The risks are clear: a failed breakout that sends price back into the $72,000–$75,000 zone, a renewal of late-month ETF redemptions, or escalation in U.S.-Iran tensions that drives a temporary risk-off move. None of these would invalidate the structural thesis on their own, but each could reset short-term positioning.
What to Watch This Week
- A daily close above $80,000 would be the most important technical event of Q2 so far.
- ETF flow data mid-week — the streak now runs four weeks; a fifth would be a strong continuation signal.
- Funding rates flipping positive into a rising spot price would confirm that shorts are capitulating.
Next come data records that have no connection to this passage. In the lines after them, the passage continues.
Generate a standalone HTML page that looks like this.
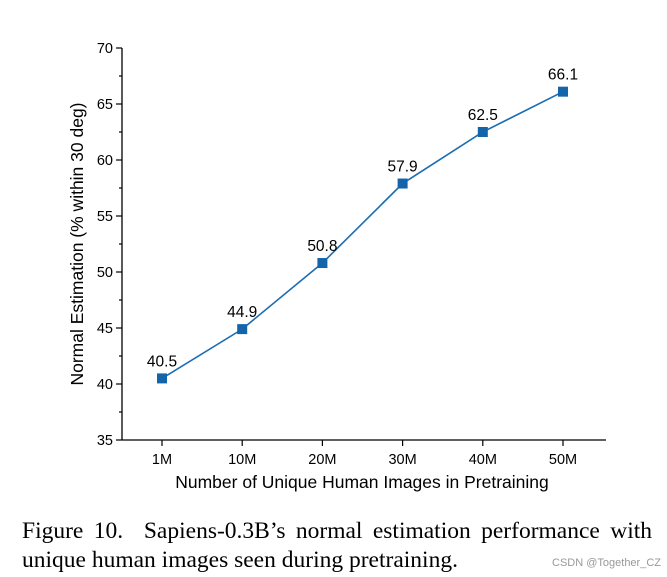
<!DOCTYPE html>
<html><head><meta charset="utf-8"><style>
body{margin:0;background:#fff;width:667px;height:577px;overflow:hidden;position:relative}
svg{position:absolute;left:0;top:0}
.cap{position:absolute;left:22px;top:517px;width:630px;font:23.5px "Liberation Serif",serif;color:#000;line-height:29px;text-align:justify;text-align-last:left}
.l1{display:block;text-align:justify;text-align-last:justify;white-space:nowrap;word-spacing:-2px}
.wm{position:absolute;right:6px;top:557px;font:11px "Liberation Sans",sans-serif;color:#999}
</style></head><body>
<svg width="667" height="577" font-family="Liberation Sans, sans-serif">
<g id="axes"></g><g id="marks"></g>
<text x="362" y="488" font-size="17.5" text-anchor="middle">Number of Unique Human Images in Pretraining</text>
<text transform="translate(83,244) rotate(-90)" font-size="17.5" text-anchor="middle">Normal Estimation (% within 30 deg)</text>
</svg>
<div class="cap"><span class="l1" style="white-space:normal">Figure 10.&nbsp; Sapiens-0.3B’s normal estimation performance with</span>unique human images seen during pretraining.</div>
<div class="wm">CSDN @Together_CZ</div>
<script>
const categories=["1M","10M","20M","30M","40M","50M"];
const values=[40.5,44.9,50.8,57.9,62.5,66.1];
const yTicks=[35,40,45,50,55,60,65,70];
const NS="http://www.w3.org/2000/svg";
const x0=122,x1=606,yTop=48,yBot=440,yMin=35,yMax=70;
const xs=i=>162+i*80.2;
const ys=v=>yBot-(v-yMin)/(yMax-yMin)*(yBot-yTop);
function mk(t,a,p){const e=document.createElementNS(NS,t);for(const k in a)e.setAttribute(k,a[k]);p.appendChild(e);return e;}
const ax=document.getElementById('axes'),mg=document.getElementById('marks');
let e=mk('line',{x1:x0,y1:yTop,x2:x0,y2:yBot,stroke:'#000','stroke-width':1.3},ax);


e=mk('line',{x1:x0,y1:yBot,x2:x1,y2:yBot,stroke:'#000','stroke-width':1.3},ax);


yTicks.forEach((v,i)=>{const y=ys(v);
mk('line',{x1:x0-6,y1:y,x2:x0,y2:y,stroke:'#000','stroke-width':1.2},ax);
if(i<yTicks.length-1)mk('line',{x1:x0-3,y1:ys(v+2.5),x2:x0,y2:ys(v+2.5),stroke:'#000','stroke-width':1.2},ax);
const t=mk('text',{x:x0-9,y:y+5,'font-size':14.5,'text-anchor':'end'},ax);t.textContent=v;

});
categories.forEach((c,i)=>{const x=xs(i);
mk('line',{x1:x,y1:yBot,x2:x,y2:yBot+6,stroke:'#000','stroke-width':1.2},ax);
const t=mk('text',{x:x,y:yBot+24,'font-size':14.5,'text-anchor':'middle'},ax);t.textContent=c;

});
const pl=mk('polyline',{points:values.map((v,i)=>xs(i)+','+ys(v)).join(' '),fill:'none',stroke:'#1b6db3','stroke-width':1.6},mg);


values.forEach((v,i)=>{const x=xs(i),y=ys(v);
const r=mk('rect',{x:x-5,y:y-5,width:10,height:10,fill:'#1464ab'},mg);


const t=mk('text',{x:x,y:y-12,'font-size':15.5,'text-anchor':'middle'},mg);t.textContent=v.toFixed(1);

});
</script>
</body></html>
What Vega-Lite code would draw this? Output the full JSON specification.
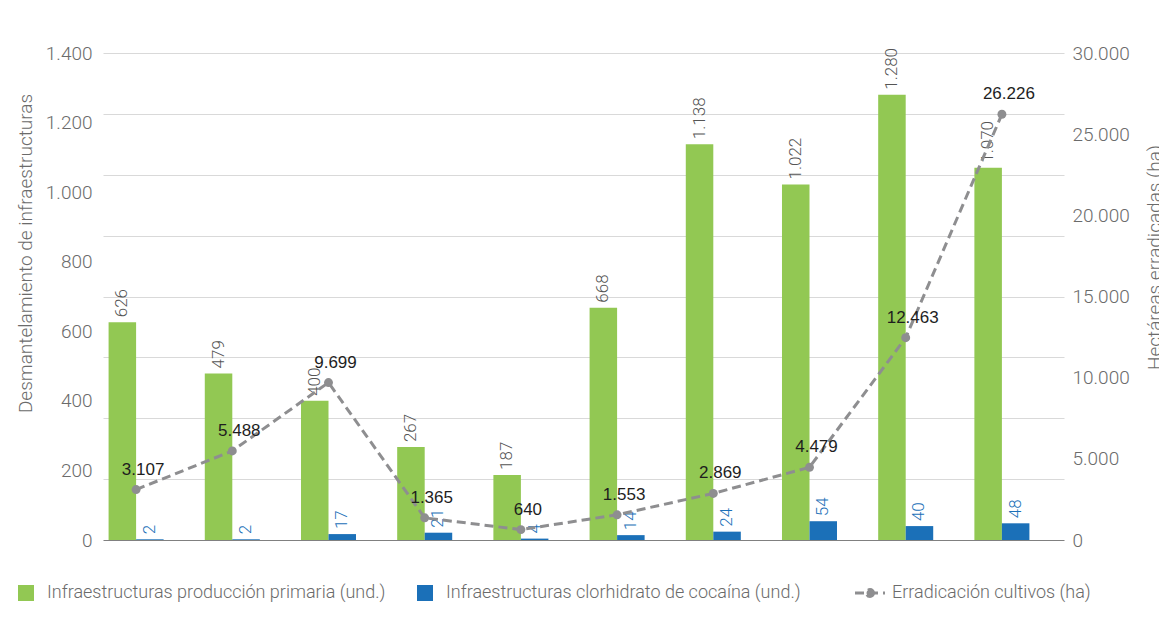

- Hashrate stabilization around 970+ EH/s and the next difficulty adjustment.
The Israeli Angle
The institutionalization story extends to Israel as well. Israeli regulators have continued to refine guidance for digital-asset service providers under the Capital Market Authority, and several Tel Aviv-based fintech and infrastructure startups remain active across custody, tokenization, and on-chain analytics. As global Bitcoin adoption deepens, Israel’s role as a builder hub — particularly in cryptography, zero-knowledge tooling, and Layer 2 infrastructure — continues to grow, even as the local trading scene mirrors the cautious-but-constructive global tone.
For Hebrew-speaking readers tracking similar coverage, parallel analysis is published at coindex.co.il. Portuguese-speaking readers in Brazil can find related market updates at coindice.com.br.
Bottom Line
Bitcoin is consolidating below a high-conviction resistance level with structurally tight supply, durable institutional demand, and a contrarian sentiment backdrop. None of these conditions guarantee a clean breakout, but they describe the kind of market structure that permits one. The next 5–10 trading sessions, and specifically how Bitcoin behaves around $80,000, will tell us whether April’s strength carries into a true Q2 expansion phase.
Disclaimer: This information is for informational purposes only and does not constitute financial advice. Cryptocurrency markets are highly volatile and you should conduct your own research and consult a qualified financial advisor before making any investment decisions.